### [Requirement]
Write out the listing beneath this instruction in its entirety, exactly as it reads.

------

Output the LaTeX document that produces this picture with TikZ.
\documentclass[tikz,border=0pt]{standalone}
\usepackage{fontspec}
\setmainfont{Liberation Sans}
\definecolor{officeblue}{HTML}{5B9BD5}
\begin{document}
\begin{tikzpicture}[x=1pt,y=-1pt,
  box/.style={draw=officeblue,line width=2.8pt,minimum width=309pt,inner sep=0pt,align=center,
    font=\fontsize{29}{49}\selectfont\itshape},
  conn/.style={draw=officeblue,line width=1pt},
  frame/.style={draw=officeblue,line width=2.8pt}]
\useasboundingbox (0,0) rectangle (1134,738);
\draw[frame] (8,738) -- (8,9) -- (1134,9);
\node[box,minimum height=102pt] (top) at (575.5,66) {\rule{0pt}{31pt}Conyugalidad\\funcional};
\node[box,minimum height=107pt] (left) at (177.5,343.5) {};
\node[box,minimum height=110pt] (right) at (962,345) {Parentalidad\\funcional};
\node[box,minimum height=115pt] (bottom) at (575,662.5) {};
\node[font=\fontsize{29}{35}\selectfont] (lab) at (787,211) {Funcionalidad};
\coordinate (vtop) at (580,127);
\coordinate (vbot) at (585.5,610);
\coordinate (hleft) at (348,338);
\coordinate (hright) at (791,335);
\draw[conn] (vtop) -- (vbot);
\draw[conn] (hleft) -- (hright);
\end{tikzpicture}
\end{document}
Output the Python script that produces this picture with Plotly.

------

### [Response to the task]
Output the LaTeX document that produces this picture with TikZ.
\documentclass[tikz,border=0pt]{standalone}
\usepackage{fontspec}
\setmainfont{Liberation Sans}
\definecolor{officeblue}{HTML}{5B9BD5}
\begin{document}
\begin{tikzpicture}[x=1pt,y=-1pt,
  box/.style={draw=officeblue,line width=2.8pt,minimum width=309pt,inner sep=0pt,align=center,
    font=\fontsize{29}{49}\selectfont\itshape},
  conn/.style={draw=officeblue,line width=1pt},
  frame/.style={draw=officeblue,line width=2.8pt}]
\useasboundingbox (0,0) rectangle (1134,738);
\draw[frame] (8,738) -- (8,9) -- (1134,9);
\node[box,minimum height=102pt] (top) at (575.5,66) {\rule{0pt}{31pt}Conyugalidad\\funcional};
\node[box,minimum height=107pt] (left) at (177.5,343.5) {};
\node[box,minimum height=110pt] (right) at (962,345) {Parentalidad\\funcional};
\node[box,minimum height=115pt] (bottom) at (575,662.5) {};
\node[font=\fontsize{29}{35}\selectfont] (lab) at (787,211) {Funcionalidad};
\coordinate (vtop) at (580,127);
\coordinate (vbot) at (585.5,610);
\coordinate (hleft) at (348,338);
\coordinate (hright) at (791,335);
\draw[conn] (vtop) -- (vbot);
\draw[conn] (hleft) -- (hright);
\end{tikzpicture}
\end{document}
Output the Python script that produces this picture with Plotly.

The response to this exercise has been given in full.